While serving as one of our food writers, I sometimes horrify my co-workers with some of the things I'm willing to eat. Often, they're not even that bad, like the jalapeño-soaked boiled eggs from Tony's Downtown Bar.
But it's my unconquerable love of fast food and soda that is often my undoing, and another source of work-related revulsion. Don't get me completely wrong: I'd trade a smoked oyster for anything found in a drive-thru faster than my mouth can water typing the words "smoked oyster." But when you've just got to have ... anything, it behooves you to roll through those much bemoaned purveyors of cheap and easy.
And it's to that end that I happily declare that Taco Bell's Beefy Crunch Burrito is both the most disgusting combination of food-processed excess since the Big Mac/McRib combo I created one (wasted) night, and possibly the tastiest (and quickest) way to to introduce 510 calories, 22 grams of fat and 1,250 milligrams of sodium into your system in under four minutes.

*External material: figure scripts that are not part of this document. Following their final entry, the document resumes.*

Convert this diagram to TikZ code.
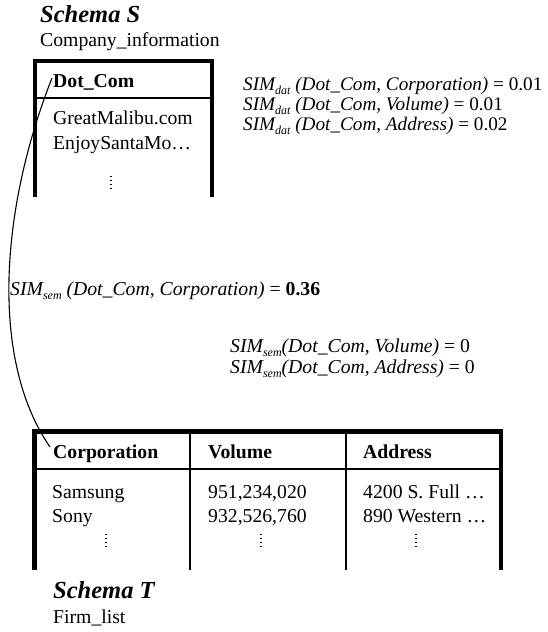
\documentclass[tikz,border=0pt]{standalone}
\usepackage{fontspec}
\setmainfont{Liberation Serif}
\newcommand{\subsc}[1]{\raisebox{-4.5pt}{\fontsize{12}{12}\selectfont #1}}
\begin{document}
\begin{tikzpicture}[x=1pt,y=-1pt,
  txt/.style={anchor=base west,inner sep=0pt,font=\fontsize{19.7}{21}\selectfont},
  simtxt/.style={anchor=base west,inner sep=0pt,font=\fontsize{19.2}{21}\selectfont},
  hdr/.style={txt,font=\fontsize{19.7}{21}\selectfont\bfseries},
  schem/.style={txt,font=\fontsize{24.5}{26}\selectfont\bfseries\itshape},
  dts/.style={line width=1.4pt,dash pattern=on 1.4pt off 2.6pt},
  thickrule/.style={line width=4.2pt,line join=miter},
  thinrule/.style={line width=2pt},
  conn/.style={line width=1.1pt}]
\useasboundingbox (0,0) rectangle (547,632);
% Schema S
\node[schem] (sS) at (40,22) {Schema S};
\node[txt] (sSn) at (40,46) {Company\_information};
\draw[thickrule] (35.3,197) -- (35.3,61.3) -- (212,61.3) -- (212,197);
\draw[thinrule] (35.3,98.3) -- (212,98.3);
\node[hdr] (dotcom) at (53,87) {Dot\_Com};
\node[txt] (s1) at (53,124) {GreatMalibu.com};
\node[txt] (s2) at (53,149) {EnjoySantaMo…};
\coordinate (sdt) at (111,176);
\coordinate (sdb) at (111,190);
\draw[dts] (sdt) -- (sdb);
% SIM dat
\node[simtxt] (d1) at (243,90) {\itshape SIM\subsc{dat} (Dot\_Com, Corporation)\upshape{} = 0.01};
\node[simtxt] (d2) at (243,110) {\itshape SIM\subsc{dat} (Dot\_Com, Volume)\upshape{} = 0.01};
\node[simtxt] (d3) at (243,130) {\itshape SIM\subsc{dat} (Dot\_Com, Address)\upshape{} = 0.02};
% SIM sem
\node[txt] (m1) at (10,295) {\itshape SIM\subsc{sem} (Dot\_Com, Corporation)\upshape{} = \textbf{0.36}};
\node[txt] (m2) at (230,352) {\itshape SIM\subsc{sem}(Dot\_Com, Volume)\upshape{} = 0};
\node[txt] (m3) at (230,373) {\itshape SIM\subsc{sem}(Dot\_Com, Address)\upshape{} = 0};
% Schema T table
\draw[thickrule] (34.5,570) -- (34.5,431.5) -- (501,431.5) -- (501,570);
\draw[thinrule] (34.5,469.3) -- (501,469.3);
\draw[thinrule] (190,431.5) -- (190,570);
\draw[thinrule] (345.7,431.5) -- (345.7,570);
\node[hdr] (corp) at (53,458) {Corporation};
\node[hdr] (vol) at (208,458) {Volume};
\node[hdr] (addr) at (363,458) {Address};
\node[txt] (c1) at (52,498) {Samsung};
\node[txt] (c2) at (52,522) {Sony};
\node[txt] (v1) at (208,498) {951,234,020};
\node[txt] (v2) at (208,522) {932,526,760};
\node[txt] (a1) at (363,498) {4200 S. Full …};
\node[txt] (a2) at (363,522) {890 Western …};
\coordinate (cdt) at (106,534);
\coordinate (cdb) at (106,548);
\coordinate (vdt) at (261,534);
\coordinate (vdb) at (261,548);
\coordinate (adt) at (416,534);
\coordinate (adb) at (416,548);
\draw[dts] (cdt) -- (cdb);
\draw[dts] (vdt) -- (vdb);
\draw[dts] (adt) -- (adb);
\node[schem] (sT) at (53,598) {Schema T};
\node[txt] (sTn) at (53,623) {Firm\_list};
% connector
\coordinate (cs) at ([xshift=-1pt,yshift=9pt]dotcom.base west);
\coordinate (ce) at ([xshift=-3pt,yshift=11pt]corp.base west);
\draw[conn] (cs) .. controls (0,210) and (-10,360) .. (ce);
\end{tikzpicture}
\end{document}
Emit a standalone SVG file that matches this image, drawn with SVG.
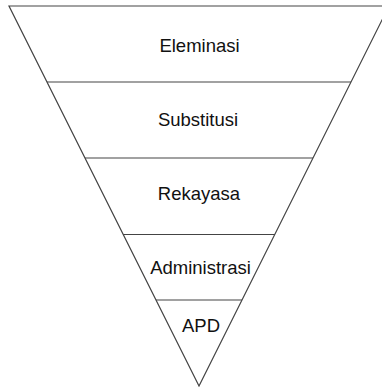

The combination of beef, rice, Flamin' Hot Fritos, nacho cheese and sour cream (purportedly reduced-fat, for you weight watchers) is a study in textural contrasts; mush and crunch and artificial goo, and lots and lots of salt, pummel your tongue into submission. It's like PepsiCo — which owns Taco Bell, Pepsi and Frito-Lay — said, "Fuck it — put it all in." And holy shit, does it work.
The only thing missing? Fruit! But wait, what "snackified" fruit smoothie through yonder window breaks? It is Tropicana, and Tropolis is the drink. Roll that in your burrito and slowly digest it.